Embedded documents are stored in a vector database. Currently, Pinecone and the locally stored DocArrayHnswSearch are supported.

For all three components, it's easily possible to add new integrations based on the existing abstractions of the langchain library. In some cases (like the pinecone integration), it's necessary to use the underlying APIs directly to implement more features or improve performance.

Pinecone integration

The pinecone integration is adding stream and primary key to the vector metadata which allows for deduped incremental and full refreshes. It's using the official pinecone python client.

You can use the test_pinecone.py file to check whether the pipeline works as expected.

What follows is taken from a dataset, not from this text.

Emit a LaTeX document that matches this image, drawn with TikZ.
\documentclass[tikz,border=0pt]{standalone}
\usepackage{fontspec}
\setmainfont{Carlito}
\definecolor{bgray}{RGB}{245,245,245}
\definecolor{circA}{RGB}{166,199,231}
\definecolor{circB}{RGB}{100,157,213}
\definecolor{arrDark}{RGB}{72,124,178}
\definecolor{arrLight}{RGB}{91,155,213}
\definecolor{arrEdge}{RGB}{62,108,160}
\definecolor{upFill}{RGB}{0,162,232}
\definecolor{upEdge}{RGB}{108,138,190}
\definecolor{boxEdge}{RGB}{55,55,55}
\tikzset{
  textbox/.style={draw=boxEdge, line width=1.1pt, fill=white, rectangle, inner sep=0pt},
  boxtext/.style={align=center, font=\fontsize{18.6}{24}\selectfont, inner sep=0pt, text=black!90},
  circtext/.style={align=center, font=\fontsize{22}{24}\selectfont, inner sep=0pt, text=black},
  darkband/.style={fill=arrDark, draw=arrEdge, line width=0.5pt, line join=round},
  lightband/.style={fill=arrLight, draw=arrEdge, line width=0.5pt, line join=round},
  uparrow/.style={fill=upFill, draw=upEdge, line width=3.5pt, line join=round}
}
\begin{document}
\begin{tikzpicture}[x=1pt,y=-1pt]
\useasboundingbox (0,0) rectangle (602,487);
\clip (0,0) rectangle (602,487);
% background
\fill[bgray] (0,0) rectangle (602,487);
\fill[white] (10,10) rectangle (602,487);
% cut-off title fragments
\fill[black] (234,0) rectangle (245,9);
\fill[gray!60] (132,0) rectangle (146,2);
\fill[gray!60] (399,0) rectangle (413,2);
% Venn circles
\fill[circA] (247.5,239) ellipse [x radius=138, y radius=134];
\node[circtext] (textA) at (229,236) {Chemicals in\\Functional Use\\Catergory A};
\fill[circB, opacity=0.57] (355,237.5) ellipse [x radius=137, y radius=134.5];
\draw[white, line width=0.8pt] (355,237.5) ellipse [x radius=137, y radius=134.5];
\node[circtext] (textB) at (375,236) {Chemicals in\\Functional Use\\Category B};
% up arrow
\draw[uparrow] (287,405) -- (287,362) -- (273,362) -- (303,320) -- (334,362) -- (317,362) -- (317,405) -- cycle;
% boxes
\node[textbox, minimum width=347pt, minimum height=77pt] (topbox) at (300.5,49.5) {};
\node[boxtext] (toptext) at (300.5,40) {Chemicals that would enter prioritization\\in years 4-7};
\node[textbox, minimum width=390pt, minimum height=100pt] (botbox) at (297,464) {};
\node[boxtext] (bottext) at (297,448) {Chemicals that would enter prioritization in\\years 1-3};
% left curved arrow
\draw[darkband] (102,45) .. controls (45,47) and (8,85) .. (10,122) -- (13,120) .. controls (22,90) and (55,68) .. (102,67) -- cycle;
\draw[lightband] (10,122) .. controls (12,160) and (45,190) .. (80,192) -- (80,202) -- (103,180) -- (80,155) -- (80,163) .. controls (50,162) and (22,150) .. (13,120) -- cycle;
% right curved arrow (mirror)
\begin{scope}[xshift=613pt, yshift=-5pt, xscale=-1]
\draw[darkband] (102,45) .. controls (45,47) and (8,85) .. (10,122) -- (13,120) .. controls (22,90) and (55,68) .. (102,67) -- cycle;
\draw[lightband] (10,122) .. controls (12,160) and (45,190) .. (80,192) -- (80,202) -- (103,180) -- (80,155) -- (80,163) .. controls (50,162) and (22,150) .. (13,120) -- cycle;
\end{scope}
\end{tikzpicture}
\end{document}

DocArrayHnswSearch integration

The DocArrayHnswSearch integration is storing the vector metadata in a local file in the local root (/local in the container, /tmp/airbyte_local on the host). It's not possible to dedupe records, so only full refresh syncs are supported. DocArrayHnswSearch uses hnswlib under the hood, but the integration is fully relying on the langchain abstraction.

Chroma integration

The Chroma integration is storing the vector metadata in a local file in the local root (/local in the container, /tmp/airbyte_local on the host), similar to the DocArrayHnswSearch. This is called the "persistent client" mode in Chroma. The integration is mostly using langchains abstraction, but it can also dedupe records and reset streams independently.

You can use the test_local.py file to check whether the pipeline works as expected.